Thursday, May 17, 2007

More standards and measures

Let's start this one with toilets. A great place to think and ponder life's mysteries, engaged as you are in one of the most primal and basic of activities. I also keep my Polish/English dictionary in the bathroom: I figure I can learn a few words a day this way, since I'm there already and my hands are free. And here's what I've noticed in there: toilet paper holders. The American standard is that nifty spring-loaded telescoping rod wedged into recessed holes in the sides of the holder, at least household ones are. Here, the standard is for a small diameter rod, kind of bracket-shaped, or maybe more like a digital watch's zero with one side missing and sideways. Anyway, it's open at the side, you slide the roll onto the rod, and often there's a sort of lid thingy attached that covers the top half of the roll. The problem I have is that my lid thingy is broken and I can't put it on the holder, so when I go to tear off a few squares, sometimes the entire roll comes off the rod, especially as it gets closer to the end, and thus is very light. Which is a very irritating thing to have happen when you're in such a vulnerable position and there's little you can do but tear off what you need while the rest of the roll dissolves in the one spot of water from your shower. And so I wonder, who designed these open-ended holders and why did everyone else think it was a good idea? Am I the only one who has this problem? Am I just deficient in a style of toilet-paper-ripping that Polish people learn in childhood? I don't know.
But then I went to Ukraine and this whole issue got a new dimension for me. Because, you see, in Poland, the rolls themselves are the same as what I'm used to, but in Lwow, they were missing the interior cardboard tube. They just roll up the paper into one solid, center-hole-less cylinder. Which of course means you have to have entirely different holders. What I found were little shelves, slightly curved and low-sided, and infinitely easier to accidentally drop the roll from. And this also made me remember a few bathrooms in the U.K. where they didn't have rolls at all, but instead folded sheets tucked into what seemed like napkin dispensers screwed upside down into the wall. Is it any wonder that we can't settle international issues and disputes when the world can't even agree on the way to wipe our asses? Ok, I'm reaching there, but still.
Toilets also tend to have flush buttons on top of the tank. Haven't seen a single front-of-the-tank lever-flusher. Sometimes it's a pull-knobby-thing, but always in the center of the top. I know they sell lawnmowers, but the only machine I've seen used to cut grass is a weed-whacker. Big ones, but when you see a guy in a big park or along a highway cutting grass with one of those, you get the idea that this is almost deliberately Sisyphean.

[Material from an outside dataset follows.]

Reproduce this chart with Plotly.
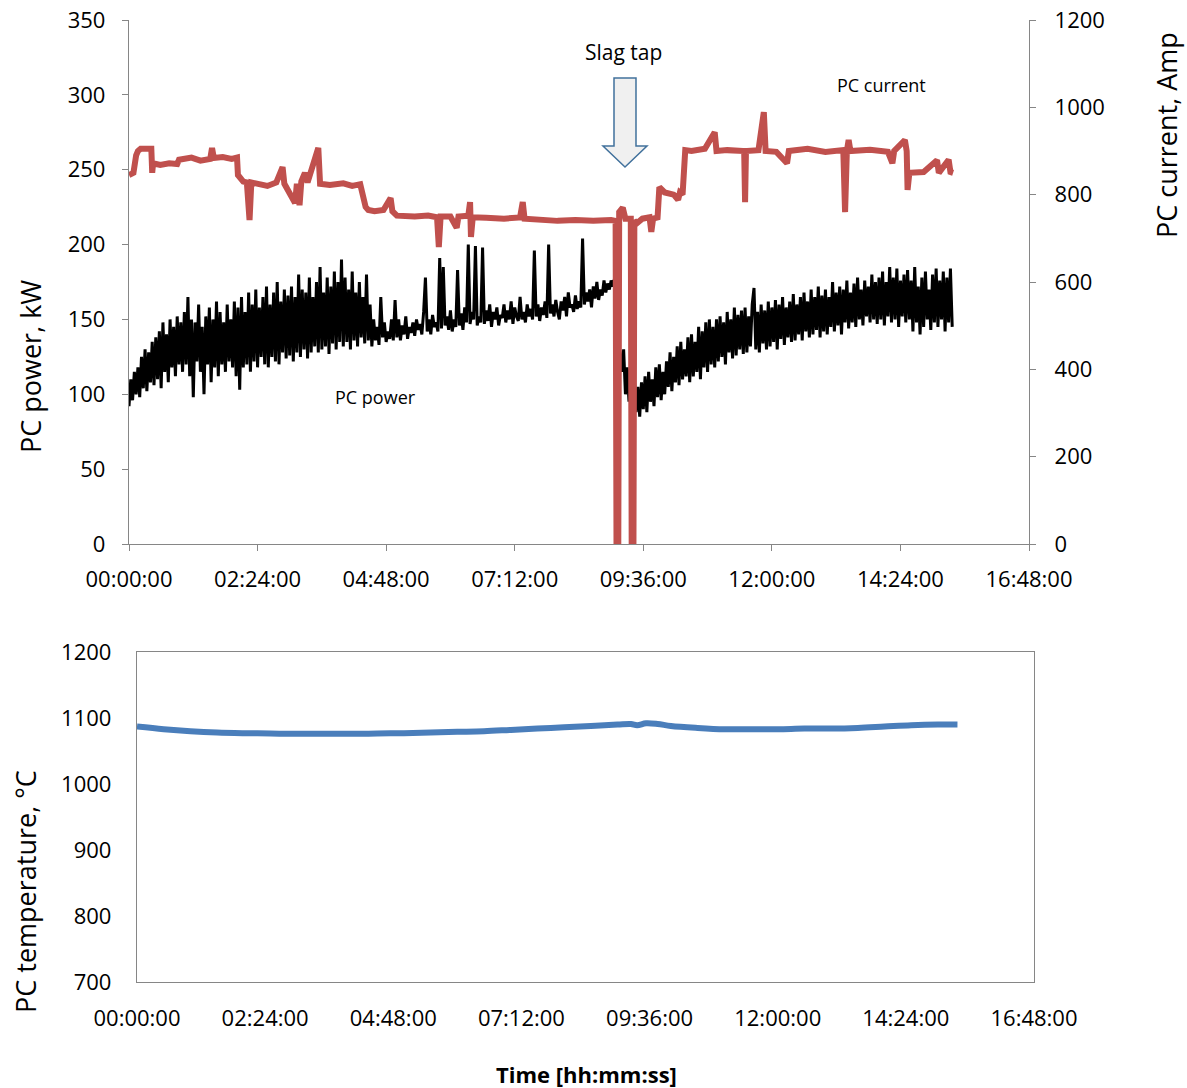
import plotly.graph_objects as go

# ---------------- data ----------------
# PC power (kW), sampled every 2 minutes from 00:00
power_kw = [
    92, 110, 96, 115, 100, 118, 98, 125, 104, 130, 102, 128, 108, 135, 106,
    138, 110, 142, 104, 148, 115, 140, 108, 150, 118, 145, 112, 152, 120, 148,
    115, 155, 120, 165, 112, 150, 98, 148, 122, 160, 115, 145, 100, 152, 120,
    158, 108, 150, 118, 162, 112, 155, 120, 148, 115, 160, 122, 150, 118, 162,
    112, 158, 103, 165, 118, 155, 120, 168, 115, 160, 122, 170, 118, 158, 125,
    165, 120, 172, 118, 160, 125, 168, 122, 175, 120, 162, 128, 170, 124, 166,
    126, 172, 122, 165, 128, 180, 125, 170, 130, 168, 124, 178, 128, 165, 132,
    175, 128, 185, 130, 168, 132, 178, 127, 172, 134, 182, 130, 175, 135, 190,
    132, 178, 135, 170, 130, 182, 136, 168, 132, 175, 138, 165, 134, 180, 136,
    160, 132, 150, 136, 145, 133, 165, 138, 148, 135, 142, 137, 150, 136, 163,
    138, 150, 136, 146, 140, 152, 137, 145, 141, 148, 139, 150, 143, 147, 140,
    155, 178, 142, 150, 140, 153, 145, 148, 142, 191, 144, 185, 146, 152, 143,
    156, 142, 150, 145, 183, 146, 154, 143, 158, 148, 200, 147, 155, 150, 199,
    146, 152, 148, 198, 147, 156, 149, 160, 145, 155, 150, 158, 146, 153, 151,
    160, 148, 156, 150, 162, 147, 158, 152, 149, 165, 150, 155, 148, 160, 152,
    157, 150, 196, 152, 160, 149, 158, 153, 162, 151, 200, 154, 160, 152, 163,
    155, 150, 162, 156, 165, 152, 168, 158, 160, 155, 166, 157, 162, 158, 204,
    160, 168, 162, 170, 158, 172, 164, 175, 163, 170, 166, 176, 168, 174, 170,
    176, 172, 178, 150, 135, 128, 115, 130, 100, 118, 95, 122, 92, 110, 88,
    105, 85, 108, 90, 112, 88, 115, 95, 110, 92, 118, 98, 120, 96, 115,
    100, 122, 105, 128, 102, 125, 108, 132, 106, 135, 110, 130, 112, 138, 108,
    140, 112, 135, 115, 145, 110, 142, 118, 148, 115, 150, 120, 145, 118, 150,
    122, 152, 125, 148, 120, 155, 128, 150, 124, 158, 126, 153, 130, 156, 127,
    158, 128, 152, 132, 160, 171, 130, 155, 128, 160, 134, 156, 130, 162, 132,
    158, 135, 163, 130, 160, 137, 165, 133, 158, 138, 162, 135, 167, 136, 160,
    140, 165, 136, 168, 142, 162, 138, 170, 140, 165, 143, 172, 138, 166, 142,
    170, 140, 165, 145, 175, 142, 168, 146, 172, 140, 170, 148, 176, 144, 168,
    148, 174, 145, 178, 150, 170, 146, 176, 152, 172, 148, 180, 150, 175, 147,
    178, 150, 182, 146, 175, 152, 185, 148, 178, 150, 184, 145, 176, 152, 180,
    148, 183, 150, 176, 142, 185, 148, 172, 140, 178, 145, 182, 150, 170, 143,
    180, 148, 184, 145, 176, 150, 182, 142, 178, 148, 184, 145,
]
power_t = [2 * i for i in range(len(power_kw))]

# PC current (Amp)
cur_t = [0, 5, 8, 10, 13, 20, 25, 26, 27, 35, 45, 54, 56, 70, 80, 91, 93, 95, 105, 115,
         121, 122, 126, 128, 132, 135, 137, 145, 155, 165, 172, 174, 186, 188, 191, 193,
         197, 200, 212, 214, 225, 240, 250, 259, 262, 265, 268, 275, 285, 293, 295, 300,
         320, 335, 345, 347, 349, 360, 367, 369, 380, 382, 383, 385, 400, 420, 438, 441,
         443, 460, 480, 500, 520, 540, 545, 546, 548, 549, 553, 556, 562, 563, 565, 566,
         569, 575, 583, 585, 587, 592, 594, 600, 610, 615, 617, 620, 623, 630, 645, 656,
         658, 670, 689, 690, 691, 705, 711, 713, 725, 737, 739, 760, 780, 800, 802, 804,
         806, 808, 830, 850, 855, 857, 869, 871, 872, 874, 890, 905, 907, 918, 920, 923]
cur_a = [845, 850, 890, 900, 905, 903, 905, 850, 872, 868, 872, 870, 880, 885, 878, 882, 907, 884, 886, 882,
         885, 845, 838, 830, 828, 742, 828, 825, 820, 828, 863, 825, 781, 825, 776, 830,
         850, 828, 907, 825, 822, 826, 820, 824, 790, 772, 765, 762, 765, 792, 762, 752,
         750, 752, 748, 680, 750, 750, 724, 750, 752, 783, 703, 748, 747, 745, 748, 783,
         745, 742, 740, 742, 740, 742, 740, 0, 0, 760, 770, 745, 745, 0, 0, 740,
         735, 745, 748, 715, 745, 748, 817, 805, 800, 788, 805, 800, 902, 900, 905, 943,
         900, 902, 900, 783, 900, 902, 989, 900, 898, 872, 900, 905, 898, 902, 760, 900,
         925, 900, 903, 898, 872, 900, 925, 900, 811, 850, 852, 879, 850, 880, 852, 850]

# PC temperature (°C)
temp_t = [0, 30, 60, 90, 120, 150, 180, 210, 240, 270, 300, 330, 360, 390, 420, 450, 480,
          510, 540, 555, 562, 572, 585, 600, 630, 660, 690, 720, 750, 780, 810, 840, 870, 900, 922]
temp_c = [1087, 1083, 1080, 1078, 1077, 1076.5, 1076, 1076, 1076, 1076.5, 1077, 1078, 1079,
          1080, 1082, 1084, 1086, 1088, 1090, 1091, 1089, 1092, 1091, 1088, 1085, 1083, 1083,
          1083, 1084, 1084, 1085, 1087, 1089, 1090, 1090]

tick_vals = [0, 144, 288, 432, 576, 720, 864, 1008]
tick_text = ["00:00:00", "02:24:00", "04:48:00", "07:12:00", "09:36:00", "12:00:00", "14:24:00", "16:48:00"]

# ---------------- layout helpers ----------------
W, H = 1187, 1088
FONT = "Open Sans"
AX = "#868686"


def fx(p):
    return p / W


def fy(p):
    return 1 - p / H


fig = go.Figure()
fig.add_trace(go.Scatter(x=power_t, y=power_kw, mode="lines",
                         line=dict(color="black", width=3), xaxis="x", yaxis="y"))
fig.add_trace(go.Scatter(x=cur_t, y=cur_a, mode="lines",
                         line=dict(color="#c0504d", width=6), xaxis="x", yaxis="y2"))
fig.add_trace(go.Scatter(x=temp_t, y=temp_c, mode="lines",
                         line=dict(color="#4a7ebb", width=6, shape="spline"), xaxis="x2", yaxis="y3"))

tickfont = dict(family=FONT, size=22, color="black")
common = dict(showgrid=False, zeroline=False, showline=True, linecolor=AX, linewidth=1.3,
              tickfont=tickfont, automargin=False, ticklabeloverflow="allow")

fig.update_layout(
    width=W, height=H,
    margin=dict(l=0, r=0, t=0, b=0, autoexpand=False),
    paper_bgcolor="white", plot_bgcolor="white",
    showlegend=False,
    xaxis=dict(domain=[fx(129), fx(1029)], range=[0, 1008], tickvals=tick_vals, ticktext=tick_text,
               ticks="outside", ticklen=6, tickcolor=AX, anchor="y", ticklabelstandoff=9, **common),
    yaxis=dict(domain=[fy(544), fy(20)], range=[0, 350], dtick=50, ticks="outside", ticklen=6,
               tickcolor=AX, anchor="x", ticklabelstandoff=12, **common),
    yaxis2=dict(overlaying="y", side="right", range=[0, 1200], dtick=200, ticks="outside",
                ticklen=6, tickcolor=AX, anchor="x", ticklabelstandoff=14, **common),
    xaxis2=dict(domain=[fx(137), fx(1034)], range=[0, 1008], tickvals=tick_vals, ticktext=tick_text,
                ticks="", anchor="y3", mirror=True, ticklabelstandoff=16, **common),
    yaxis3=dict(domain=[fy(982), fy(652)], range=[700, 1200], dtick=100, ticks="",
                anchor="x2", mirror=True, ticklabelstandoff=20, **common),
)

ann_font = dict(family=FONT, color="black")
annotations = [
    dict(text="PC power, kW", x=fx(30), y=fy(367), textangle=-90, font=dict(size=27, **ann_font)),
    dict(text="PC current, Amp", x=fx(1167), y=fy(135), textangle=-90, font=dict(size=27, **ann_font)),
    dict(text="PC temperature, °C", x=fx(25), y=fy(892), textangle=-90, font=dict(size=27, **ann_font)),
    dict(text="<b>Time [hh:mm:ss]</b>", x=fx(586), y=fy(1074), font=dict(size=22, **ann_font)),
    dict(text="Slag tap", x=fx(623), y=fy(52), font=dict(size=21, **ann_font)),
    dict(text="PC current", x=fx(881), y=fy(85), font=dict(size=18, **ann_font)),
    dict(text="PC power", x=fx(375), y=fy(397), font=dict(size=18, **ann_font)),
]
for a in annotations:
    a.update(xref="paper", yref="paper", showarrow=False, xanchor="center", yanchor="middle")
fig.update_layout(annotations=annotations)

# block arrow (layout decoration) in pixel positions
arrow_px = [(614, 78), (636, 78), (636, 146), (647, 146), (625, 167), (603, 146), (614, 146)]
path = "M " + " L ".join(f"{fx(x):.5f},{fy(y):.5f}" for x, y in arrow_px) + " Z"
fig.add_shape(type="path", path=path, xref="paper", yref="paper",
              fillcolor="#f0f0f0", line=dict(color="#41719c", width=1.5))

# remove the default 8px page margin so the figure fills the window exactly
fig.write_html("out.html", config={"displayModeBar": False},
               post_script="document.body.style.margin='0px';document.body.style.overflow='hidden';")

Locks always need the key to be turned twice. Ice-cube trays were really hard to find: didn't know that most people use these plastic bag things. Sofa-beds are common, but that's a space issue, and entirely reasonable. However, I know that many people have vacuum cleaners, and yet carpet-beating is still popular. One of my first mornings in Poland I was woken at 7 a.m. by a rhythmic thwunking noise, almost like gunshots, but a little duller and flatter. Disoriented and confused, especially since it was 15 below zero Celsius and I couldn't imagine what or who could possibly be making such a sound so early in the morning outside in such weather, I stumbled to the window, where I saw a very old woman vigorously beating the bejeezus out of a carpet. They have carpet beating poles all over for this purpose, though I have since learned it's traditionally the man's job. My feeling is, if the dirt is so ground in that a vacuum won't get it, then it ain't a problem. Fortunately, I don't have any carpets in my current place.
The last thing is, this is not a handicapped-accessible country. Didn't think too much about it for awhile, having two good legs and all, but as I was walking to work a few days ago, a man stopped me on Malachowskiego. I took him for a nurse, but he may have been a relative of the very old man in a wheelchair who was with him. It was outside an apartment building, and he wanted me to help lift the chair and the man up some steps. Six steps. Low steps. Of course I did it, but I couldn't help but wonder how long they had been there, and how often they had to rely on the kindness of strangers to get in and out of the building. A simple ramp, common enough on public stairs, would do so much for their quality of life, not to mention dignity. And here I am ranting about toilet paper rolls.